Skeptics were quick to point out that glacial meltwater plays a very minor role in feeding these rivers and that therefore the loss of glaciers would not affect these rivers in the way postulated by the IPCC. The IPCC was forced to make a full retraction of this assessment.
Soon thereafter climate scientists started looking for rivers in the region that do depend on meltwater from Himalayan glaciers in order to resurrect their glacial-melt agenda. They came up with the Indus and Brahmaputra rivers as possible candidates on the basis of their dependence on glaciers (Our beaker is on the boil, Bangkok Post, July 21, 2010).
The Brahmaputra does receive a greater portion of its water from glacial melt than the Ganges, but at about 8% or so it is still too small a fraction to cause the river to “dry up” without glacial meltwater. The Indus, however, is a different story for there the complete loss of glacial meltwater would cause a 24% decline in flow and that would indeed be a catastrophic impact.

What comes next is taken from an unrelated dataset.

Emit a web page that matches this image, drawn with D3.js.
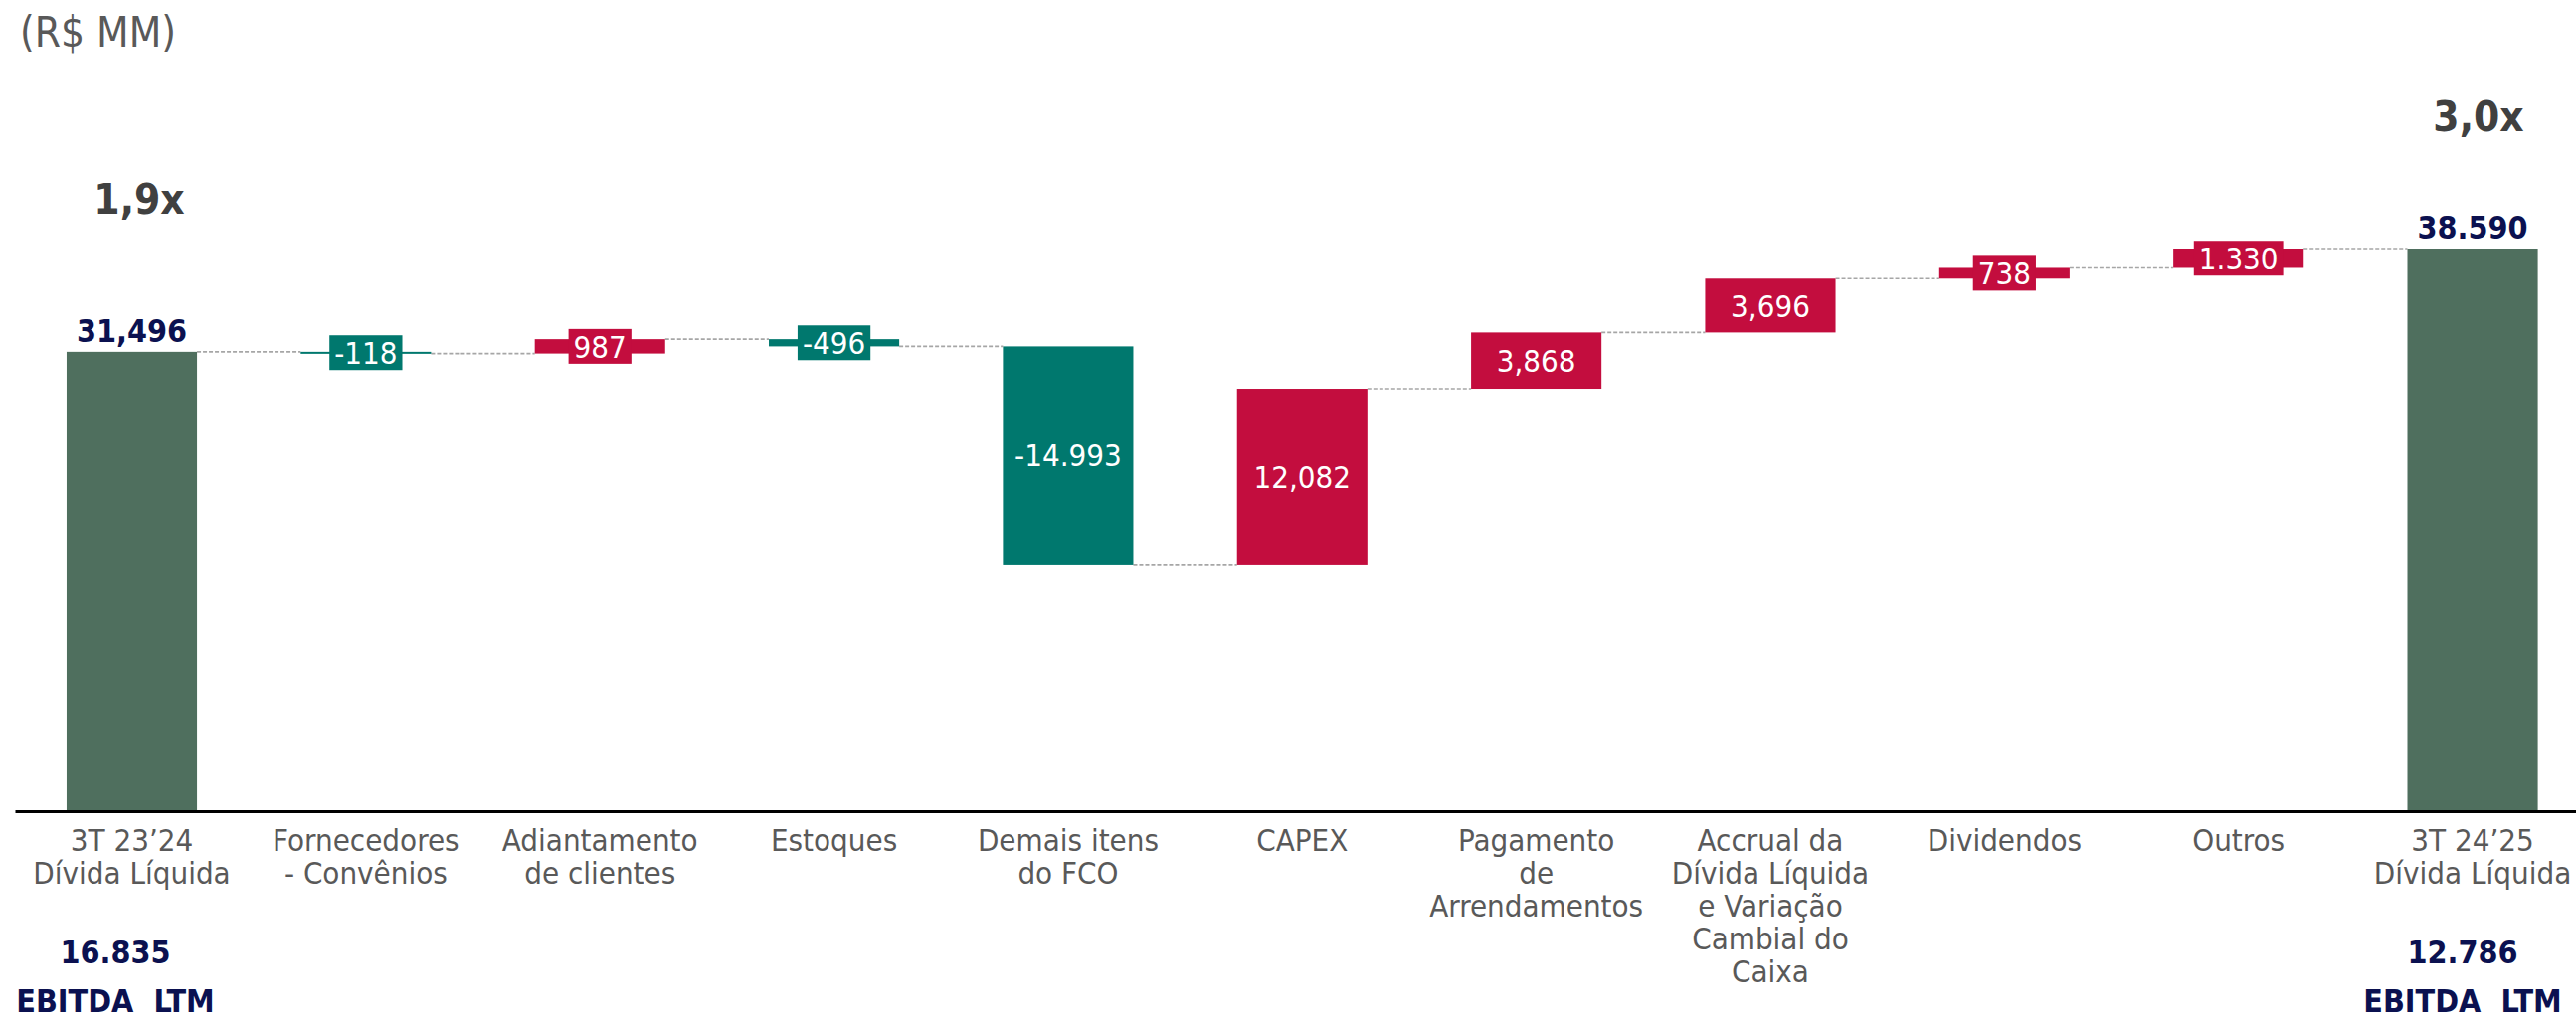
<!DOCTYPE html>
<html>
<head>
<meta charset="utf-8">
<script src="https://cdn.jsdelivr.net/npm/d3@7"></script>
<style>
  body { margin: 0; background: #fff; }
  svg text { font-family: "DejaVu Sans Condensed", "DejaVu Sans", sans-serif; font-stretch: condensed; }
</style>
</head>
<body>
<div id="chart"></div>
<script>
// chart data
var categories = ["start", "forn", "adiant", "estoques", "fco", "capex", "arrend", "accrual", "div", "outros", "end"];
var categoryLines = [
  ["3T 23\u201924", "Dívida Líquida"],
  ["Fornecedores", "- Convênios"],
  ["Adiantamento", "de clientes"],
  ["Estoques"],
  ["Demais itens", "do FCO"],
  ["CAPEX"],
  ["Pagamento", "de", "Arrendamentos"],
  ["Accrual da", "Dívida Líquida", "e Variação", "Cambial do", "Caixa"],
  ["Dividendos"],
  ["Outros"],
  ["3T 24\u201925", "Dívida Líquida"]
];
var startValue = 31496;
var endValue = 38590;
var deltas = [-118, 987, -496, -14993, 12082, 3868, 3696, 738, 1330];
var deltaLabels = ["-118", "987", "-496", "-14.993", "12,082", "3,868", "3,696", "738", "1.330"];
var totalLabels = ["31,496", "38.590"];
var ebitdaValues = ["16.835", "12.786"];
var leverage = ["1,9x", "3,0x"];

var width = 2590, height = 1027;
var baseY = 815;

var svg = d3.select("#chart").append("svg")
    .attr("width", width)
    .attr("height", height);

//Setup the ranges
var x = d3.scaleBand().domain(categories)
    .range([15, width])
    .paddingInner(0.443).paddingOuter(0.192).align(0.575);
var y = d3.scaleLinear().domain([0, endValue]).range([baseY, 250]);

var posColor = "#C30D3E", negColor = "#00786E", totalColor = "#4F6F5E";
var navy = "#0B1150";

// build waterfall steps
var steps = [];
var running = startValue;
deltas.forEach(function(d, i) {
  steps.push({cat: categories[i + 1], from: running, to: running + d, value: d, label: deltaLabels[i]});
  running += d;
});

// connectors (drawn first, below bars)
var levels = [startValue].concat(steps.map(function(s) { return s.to; }));
svg.selectAll(".connector")
    .data(levels)
  .enter().append("line")
    .attr("class", "connector")
    .attr("x1", function(d, i) { return x(categories[i]) + x.bandwidth(); })
    .attr("x2", function(d, i) { return x(categories[i + 1]); })
    .attr("y1", function(d) { return y(d); })
    .attr("y2", function(d) { return y(d); })
    .attr("stroke", "#A6A6A6")
    .attr("stroke-width", 1.6)
    .attr("stroke-dasharray", "4,2");

// total bars
var totals = [{cat: categories[0], value: startValue, label: totalLabels[0]},
              {cat: categories[categories.length - 1], value: endValue, label: totalLabels[1]}];
svg.selectAll(".total")
    .data(totals)
  .enter().append("rect")
    .attr("class", "total")
    .attr("x", function(d) { return x(d.cat); })
    .attr("width", x.bandwidth())
    .attr("y", function(d) { return y(d.value); })
    .attr("height", function(d) { return y(0) - y(d.value); })
    .attr("fill", totalColor);

svg.selectAll(".total-label")
    .data(totals)
  .enter().append("text")
    .attr("class", "total-label")
    .attr("x", function(d) { return x(d.cat) + x.bandwidth() / 2; })
    .attr("y", function(d) { return y(d.value) - 10; })
    .attr("text-anchor", "middle")
    .attr("font-size", 32)
    .attr("font-weight", "bold")
    .attr("fill", navy)
    .text(function(d) { return d.label; });

// delta bars
svg.selectAll(".step")
    .data(steps)
  .enter().append("rect")
    .attr("class", "step")
    .attr("x", function(d) { return x(d.cat); })
    .attr("width", x.bandwidth())
    .attr("y", function(d) { return y(Math.max(d.from, d.to)); })
    .attr("height", function(d) { return Math.max(2, Math.abs(y(d.from) - y(d.to))); })
    .attr("fill", function(d) { return d.value < 0 ? negColor : posColor; });

// delta labels, with a coloured box when the bar is too thin
var boxH = 35;
var lbl = svg.selectAll(".step-label")
    .data(steps)
  .enter().append("g")
    .attr("class", "step-label")
    .attr("transform", function(d) {
      var cy = (y(d.from) + y(d.to)) / 2;
      return "translate(" + (x(d.cat) + x.bandwidth() / 2) + "," + cy + ")";
    });

lbl.append("text")
    .attr("text-anchor", "middle")
    .attr("dy", "0.36em")
    .attr("font-size", 31)
    .attr("fill", "#fff")
    .text(function(d) { return d.label; });

lbl.each(function(d) {
  var g = d3.select(this);
  if (Math.abs(y(d.from) - y(d.to)) < boxH) {
    var w = g.select("text").node().getComputedTextLength() + 10;
    g.insert("rect", "text")
      .attr("x", -w / 2)
      .attr("y", -boxH / 2)
      .attr("width", w)
      .attr("height", boxH)
      .attr("fill", d.value < 0 ? negColor : posColor);
  }
});

// x axis
var xAxis = svg.append("g")
    .attr("transform", "translate(0," + (baseY + 1) + ")")
    .call(d3.axisBottom(x).tickSize(0).tickFormat(""));
xAxis.select(".domain").attr("stroke", "#000").attr("stroke-width", 3);

xAxis.selectAll(".tick").each(function(d, i) {
  var t = d3.select(this).append("text")
      .attr("text-anchor", "middle")
      .attr("y", 40)
      .attr("font-size", 31)
      .attr("fill", "#595959");
  categoryLines[i].forEach(function(line, j) {
    t.append("tspan").attr("x", 0).attr("dy", j === 0 ? 0 : 33).text(line);
  });
});

// EBITDA notes under the totals
var notes = [{x: 116, value: ebitdaValues[0]}, {x: 2476, value: ebitdaValues[1]}];
notes.forEach(function(n) {
  svg.append("text")
      .attr("x", n.x).attr("y", 969)
      .attr("text-anchor", "middle")
      .attr("font-size", 32).attr("font-weight", "bold")
      .attr("fill", navy)
      .text(n.value);
  svg.append("text")
      .attr("x", n.x).attr("y", 1018)
      .attr("text-anchor", "middle")
      .attr("font-size", 32).attr("font-weight", "bold")
      .attr("fill", navy)
      .style("white-space", "pre")
      .text("EBITDA  LTM");
});

// leverage multiples
svg.append("text").attr("x", 140).attr("y", 215)
    .attr("text-anchor", "middle").attr("font-size", 42).attr("font-weight", "bold")
    .attr("fill", "#404040").text(leverage[0]);
svg.append("text").attr("x", 2492).attr("y", 132)
    .attr("text-anchor", "middle").attr("font-size", 42).attr("font-weight", "bold")
    .attr("fill", "#404040").text(leverage[1]);

// unit
svg.append("text").attr("x", 20).attr("y", 47)
    .attr("font-size", 42).attr("fill", "#595959")
    .text("(R$ MM)");
</script>
</body>
</html>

There is a small problem with geography, however. The source of these rivers is not in the region where the receding glacier is identified. In particular, the source of the Indus is in the Karakoram range where most glaciers – including the Siachen glacier that feeds the Indus – are growing and advancing and certainly not receding.
The assertion that global warming will cause the Indus and Brahmaputra to run dry is based on data from the wrong glacier and is therefore not valid. It is yet another example where climate science has attempted to generalize local data when such generalization is not possible. All glaciers in the Himalayas are not receding. Many are advancing and many more are at steady state – neither advancing nor retreating; but you won’t hear about them from climate scientists because they cannot be used to evoke fear and loathing of carbon dioxide. This kind of fear based activism appears to be an integral and important part of the science of climate science.